Imagine how many people will have to push the papers because of this. The police department will have to process it, then submit it to the court, where more people will have to process it so that everything is ready when you go there.
All this people, pushing papers. For what? Just because you made a turn at a wrong time."
He has a point. I never really thought of it that way.
"It's understandable if you made a serious violation. But simple ones like parking at a wrong place or a broken brakelight... do we really have to go to court for this and waste everybody's time? Imagine all the productivity lost. Now you will have to be there all day instead of doing your work..."
"True. So what do you suggest?" I asked. Curious.
"Ideally, they don't need to take away your license. Just give you a ticket and let you go. You can then pay your fine at a bank somewhere, and done with it. It should be as simple as that."
"But..." the gentleman continued, "Do you know what will happen if we do it this way?"
"Some people will ignore the ticket and do not pay?"
"Exactly. And why is that?" asked the gentleman, seemingly very happy that I was willing to play along.
"Because the police did not have anything to force us to pay. The reason why they took my driver license hostage is because that is the only way to force me to pay the fine."
"True, but that is not the whole story. After all, they wrote down your license plate number. They can still track you down."
"Yes, but not all cars are registered in the owners' name. My car for example, I bought it second hand and it is still in the previous owner's name... So if they track me down, they'll get the previous owner..."
"Exactly. Now we're getting closer to the root of the problem. It's not a matter of giving traffic ticket per se. So young man, why didn't you switch the car registration to your name?"
"Err.. mostly because it's expensive... and some say it's bureaucratic. I've never done it myself, to be honest."
"So we should make it easier to do, and cheaper."
"That's not going to happen. The government wants all the money they can get..." I answered.
"Ah, young man. Look at it this way. Let's say they make the registration very easy to do and only takes 10 minutes. And they cut the fee in half. That's 50% off.
I am willing to bet that the number of people who go to change their car registration to their name can easily triple. Cut the fee in half, but you get three times more business. The government actually will make more.
Not to mention the benefit of having the cars on the street all registered to the rightful owner. If anybody failed to pay their traffic fine before the deadline, the police can track them down and slap even more hefty fines. More money for the government."
I nodded. Make sense.
The gentleman continued:
"With all the money goes to the government, we can then use some of it to take care of our policemen. This folks work day and night at polluted streets. It's also a dangerous job. We have to take care of them better. With the money we can also provide them with better equipments: better communication devices, computers, cameras, better cars and motorcycles. In the end they will work better and can catch even more traffic violators and bring even more money for the government.
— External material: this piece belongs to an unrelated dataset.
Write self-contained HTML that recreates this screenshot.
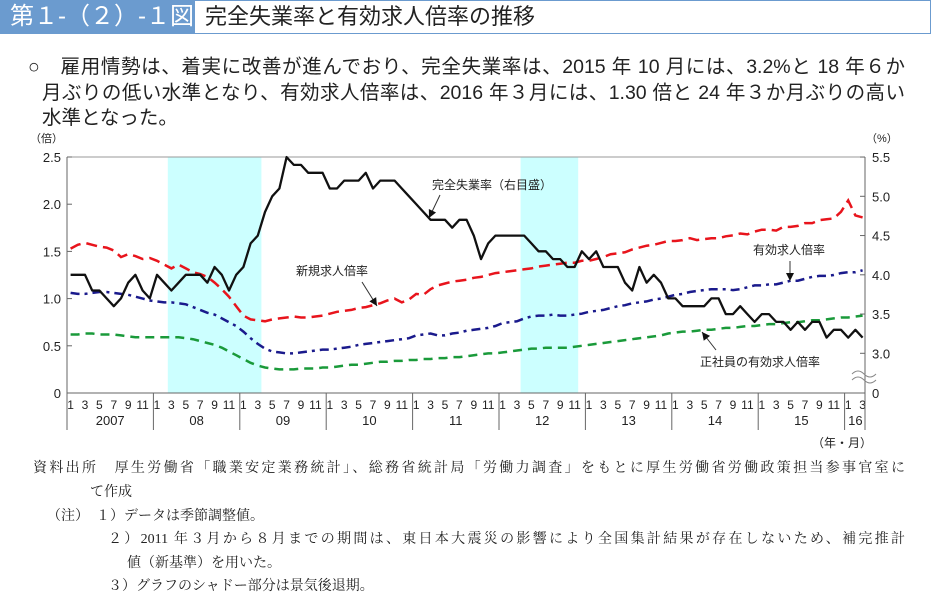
<!DOCTYPE html>
<html><head><meta charset="utf-8"><style>
body{margin:0;width:932px;height:607px;background:#fff;position:relative;overflow:hidden;font-family:"Liberation Sans","Noto Sans CJK JP",sans-serif;color:#222}
.abs{position:absolute;white-space:nowrap}
.jl{position:absolute;text-align:justify;text-align-last:justify;white-space:nowrap;overflow:visible}
.note{font-family:"Liberation Serif","Noto Serif CJK SC",serif;font-size:14px;color:#222}
</style></head><body>
<div class="abs" style="left:0;top:0;width:194px;height:34px;background:#6b9bcf;color:#fff;font-size:24px;line-height:34px;padding-left:10px;box-sizing:border-box">第１-（２）-１図</div>
<div class="abs" style="left:194px;top:0;width:737px;height:34px;border:1px solid #6b9bcf;box-sizing:border-box;font-size:22px;line-height:32px;padding-left:10px">完全失業率と有効求人倍率の推移</div>
<div class="jl" style="left:28px;top:50px;width:877px;font-size:19.5px">○　雇用情勢は、着実に改善が進んでおり、完全失業率は、2015 年 10 月には、3.2%と 18 年６か</div>
<div class="jl" style="left:42px;top:76px;width:863px;font-size:19.5px">月ぶりの低い水準となり、有効求人倍率は、2016 年３月には、1.30 倍と 24 年３か月ぶりの高い</div>
<div class="abs" style="left:42px;top:101px;font-size:19.5px">水準となった。</div>

<svg id="chart" class="abs" style="left:0;top:0" width="932" height="607"></svg>

<div class="jl note" style="left:33px;top:457px;width:872px">資料出所　厚生労働省「職業安定業務統計」、総務省統計局「労働力調査」をもとに厚生労働省労働政策担当参事官室に</div>
<div class="abs note" style="left:90px;top:481px">て作成</div>
<div class="abs note" style="left:47px;top:505px">（注）　１）データは季節調整値。</div>
<div class="jl note" style="left:108px;top:528px;width:797px">２）2011 年３月から８月までの期間は、東日本大震災の影響により全国集計結果が存在しないため、補完推計</div>
<div class="abs note" style="left:127px;top:552px">値（新基準）を用いた。</div>
<div class="abs note" style="left:108px;top:575px">３）グラフのシャドー部分は景気後退期。</div>

<script>
const years=['2007','08','09','10','11','12','13','14','15','16'];
const leftTicks=[0,0.5,1.0,1.5,2.0,2.5];
const rightTicks=[3.0,3.5,4.0,4.5,5.0,5.5];
const recessions=[[14,27],[63,71]];
const unemployment=[4.0,4.0,4.0,3.8,3.8,3.7,3.6,3.7,3.9,4.0,3.8,3.7,
4.0,3.9,3.8,3.9,4.0,4.0,4.0,3.9,4.1,4.0,3.8,4.0,
4.1,4.4,4.5,4.8,5.0,5.1,5.5,5.4,5.4,5.3,5.3,5.3,
5.1,5.1,5.2,5.2,5.2,5.3,5.1,5.2,5.2,5.2,5.1,5.0,
4.9,4.8,4.7,4.7,4.7,4.6,4.7,4.7,4.5,4.2,4.4,4.5,
4.5,4.5,4.5,4.5,4.4,4.3,4.3,4.2,4.2,4.1,4.1,4.3,
4.2,4.3,4.1,4.1,4.1,3.9,3.8,4.1,3.9,4.0,3.9,3.7,
3.7,3.6,3.6,3.6,3.6,3.7,3.7,3.5,3.5,3.6,3.5,3.4,
3.5,3.5,3.4,3.4,3.3,3.4,3.3,3.4,3.4,3.2,3.3,3.3,
3.2,3.3,3.2];
const activeRatio=[1.06,1.05,1.05,1.06,1.07,1.07,1.06,1.05,1.04,1.02,1.00,0.98,
0.97,0.96,0.96,0.95,0.94,0.91,0.88,0.85,0.83,0.79,0.75,0.71,
0.65,0.58,0.52,0.47,0.44,0.43,0.42,0.42,0.43,0.44,0.45,0.46,
0.46,0.47,0.48,0.49,0.51,0.52,0.53,0.54,0.55,0.56,0.57,0.58,
0.61,0.62,0.63,0.61,0.61,0.63,0.64,0.66,0.67,0.68,0.69,0.71,
0.74,0.75,0.76,0.79,0.81,0.82,0.82,0.83,0.82,0.82,0.83,0.84,
0.86,0.87,0.88,0.90,0.92,0.93,0.95,0.96,0.97,0.99,1.00,1.02,
1.04,1.05,1.07,1.08,1.09,1.10,1.10,1.10,1.09,1.10,1.12,1.14,
1.14,1.15,1.15,1.17,1.19,1.19,1.21,1.23,1.24,1.24,1.25,1.27,
1.28,1.28,1.30];
const newRatio=[1.53,1.57,1.59,1.57,1.55,1.54,1.51,1.44,1.47,1.45,1.42,1.43,
1.40,1.36,1.32,1.36,1.32,1.28,1.26,1.23,1.17,1.10,1.02,0.92,
0.82,0.78,0.77,0.76,0.78,0.79,0.80,0.81,0.80,0.80,0.81,0.82,
0.84,0.86,0.87,0.88,0.90,0.91,0.93,0.95,0.98,1.00,0.96,0.99,
1.05,1.04,1.10,1.14,1.16,1.18,1.19,1.20,1.22,1.23,1.25,1.27,
1.28,1.29,1.30,1.31,1.32,1.34,1.35,1.36,1.37,1.38,1.38,1.40,
1.40,1.42,1.44,1.47,1.48,1.49,1.52,1.54,1.56,1.57,1.59,1.61,
1.61,1.62,1.64,1.62,1.63,1.64,1.64,1.66,1.67,1.69,1.68,1.71,
1.73,1.73,1.72,1.76,1.76,1.77,1.80,1.80,1.83,1.84,1.85,1.92,
2.04,1.88,1.86];
const regularRatio=[0.62,0.62,0.63,0.63,0.62,0.62,0.62,0.61,0.60,0.59,0.59,0.59,
0.59,0.59,0.59,0.59,0.58,0.57,0.55,0.53,0.51,0.48,0.44,0.40,
0.36,0.32,0.29,0.27,0.26,0.25,0.25,0.25,0.26,0.26,0.26,0.27,
0.27,0.28,0.29,0.30,0.30,0.31,0.32,0.33,0.33,0.34,0.34,0.35,
0.35,0.36,0.36,0.37,0.37,0.38,0.38,0.39,0.40,0.41,0.42,0.42,
0.43,0.44,0.45,0.46,0.47,0.47,0.48,0.48,0.48,0.48,0.49,0.50,
0.51,0.52,0.53,0.54,0.55,0.56,0.57,0.58,0.59,0.60,0.61,0.63,
0.64,0.65,0.65,0.66,0.67,0.67,0.68,0.69,0.69,0.70,0.71,0.71,
0.72,0.73,0.73,0.74,0.75,0.75,0.76,0.77,0.77,0.78,0.79,0.80,
0.80,0.81,0.82];

const NS='http://www.w3.org/2000/svg';
const svg=document.getElementById('chart');
const X0=67,X1=865,YT=157,YB=393,MW=7.2;
const xB=i=>X0+i*MW;
const xM=i=>X0+(i+0.5)*MW;
const yL=v=>YB-(v/2.5)*(YB-YT);
const yR=v=>353.3-(v-3.0)*78.5;
function el(tag,attrs,parent){const e=document.createElementNS(NS,tag);for(const k in attrs)e.setAttribute(k,attrs[k]);(parent||svg).appendChild(e);return e;}
function txt(s,x,y,anchor,size,parent){const t=el('text',{x:x,y:y,'text-anchor':anchor||'start','font-size':size||13,fill:'#222','font-family':'"Liberation Sans","Noto Sans CJK JP",sans-serif'},parent);t.textContent=s;return t;}

recessions.forEach(r=>{
  const s=el('rect',{x:xB(r[0]),y:YT,width:xB(r[1])-xB(r[0]),height:YB-YT,fill:'#ccffff'});
  
  
});
el('line',{x1:X0,y1:YT,x2:X1,y2:YT,stroke:'#999','stroke-width':1});
el('line',{x1:X0,y1:YB,x2:X1,y2:YB,stroke:'#666','stroke-width':1});
el('line',{x1:X0,y1:YT,x2:X0,y2:YB,stroke:'#666','stroke-width':1});
el('line',{x1:X1,y1:YT,x2:X1,y2:YB,stroke:'#666','stroke-width':1});

leftTicks.forEach(v=>{
  el('line',{x1:X0,y1:yL(v),x2:X0+5,y2:yL(v),stroke:'#666'});
  const t=txt(v===0?'0':v.toFixed(1),61,yL(v)+5,'end',13);
  
  
});
rightTicks.forEach(v=>{
  el('line',{x1:X1-5,y1:yR(v),x2:X1,y2:yR(v),stroke:'#666'});
  const t=txt(v.toFixed(1),872,yR(v)+5,'start',13);
  
  
});
txt('0',872,YB+5,'start',13);
el('path',{d:'M852,374 q6,-6 12,0 t12,0 M852,380 q6,-6 12,0 t12,0',fill:'none',stroke:'#888','stroke-width':1});
txt('（倍）',30,142,'start',11);
txt('（%）',866,142,'start',11);

const nMonths=unemployment.length;
for(let y=0;y<years.length;y++){
  const start=y*12;
  el('line',{x1:xB(start),y1:YB,x2:xB(start),y2:430,stroke:'#666'});
  const end=Math.min(start+12,nMonths);
  for(let m=start;m<end;m+=2){
    const t=txt(String(m-start+1),xM(m),409,'middle',12);
    
    
  }
  const yt=txt(years[y],(xB(start)+xB(end))/2,425,'middle',13);
  
  
}
el('line',{x1:X1,y1:YB,x2:X1,y2:430,stroke:'#666'});
txt('（年・月）',872,447,'end',12);

function series(data,yf,style,name){
  const d=data.map((v,i)=>(i?'L':'M')+xM(i).toFixed(1)+','+yf(v).toFixed(1)).join(' ');
  const p=el('path',Object.assign({d:d,fill:'none'},style));
  
  
}
series(regularRatio,yL,{stroke:'#1a9a3a','stroke-width':2.5,'stroke-dasharray':'9,6'},'regular-employee-ratio-line');
series(activeRatio,yL,{stroke:'#1a1a8c','stroke-width':2.5,'stroke-dasharray':'9,5,3,5'},'active-openings-ratio-line');
series(newRatio,yL,{stroke:'#e8141c','stroke-width':2.5,'stroke-dasharray':'11,6'},'new-openings-ratio-line');
series(unemployment,yR,{stroke:'#111','stroke-width':2.3,'stroke-linejoin':'round'},'unemployment-rate-line');

function arrow(x1,y1,x2,y2){
  el('line',{x1:x1,y1:y1,x2:x2,y2:y2,stroke:'#333','stroke-width':1});
  const a=Math.atan2(y2-y1,x2-x1),L=8,w=4;
  const bx=x2-L*Math.cos(a),by=y2-L*Math.sin(a);
  el('polygon',{points:`${x2},${y2} ${bx-w*Math.sin(a)},${by+w*Math.cos(a)} ${bx+w*Math.sin(a)},${by-w*Math.cos(a)}`,fill:'#111'});
}
let t;
t=txt('完全失業率（右目盛）',432,189,'start',12);
arrow(440,195,429,218);
t=txt('新規求人倍率',296,275,'start',12);
arrow(362,282,377,306);
t=txt('有効求人倍率',753,254,'start',12);
arrow(790,261,790,281);
t=txt('正社員の有効求人倍率',700,366,'start',12);
arrow(716,350,702,332);
</script>
</body></html>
And us, when we made a mistake, we will be happy to pay the fine because: one, we don't have to waste our time going to court and two, we know the money will all go to the government.
The police department and the court of justice will be happy too. Less papers to push. Less work. They can focus on more important cases."
"Sounds good," I said. "So why is it not being done? Why are we stuck with this inefficient system?"
"Think of it this way: It's just like when we have our reformasi."
"Yes. Before we have our democracy, some of us were doing very well under Suharto. They made a lot of money, building even more businesses and make even more money. So when the people wanted Suharto out, they initially resisted. Life is good, why change? It's understandable. They did not want to lose their investment, their business, everything that they have worked for to achieve.
But guess what. Now that we have our democracy, this same people are now doing just as good, if not even better. Most of them are just as rich, if not richer because of the reformasi. Now even they don't want to go back to dictatorship.
Same thing with all this traffic fine system. Some people are actually doing well with the current system. Making good money out of this inefficiency. They don't want to lose it.
But if we ask for it, pressure the parliament and make it happen, this same people will later see that they will do just fine if not better under a reformed system.
We just have to help them to see it. And to make this happen, we the people have to ask for it. Demand it. Just like we demand our reformasi."
What a passionate old man, I thought.
The gentleman took a deep breath.
"It's nice to dream, isn't it. " He chuckles.
"Yes sir. It is."
Then a stewardess came with a trolley, waking both of us from our dream.
"Chicken or fish, sir? ... And what would you like to drink?"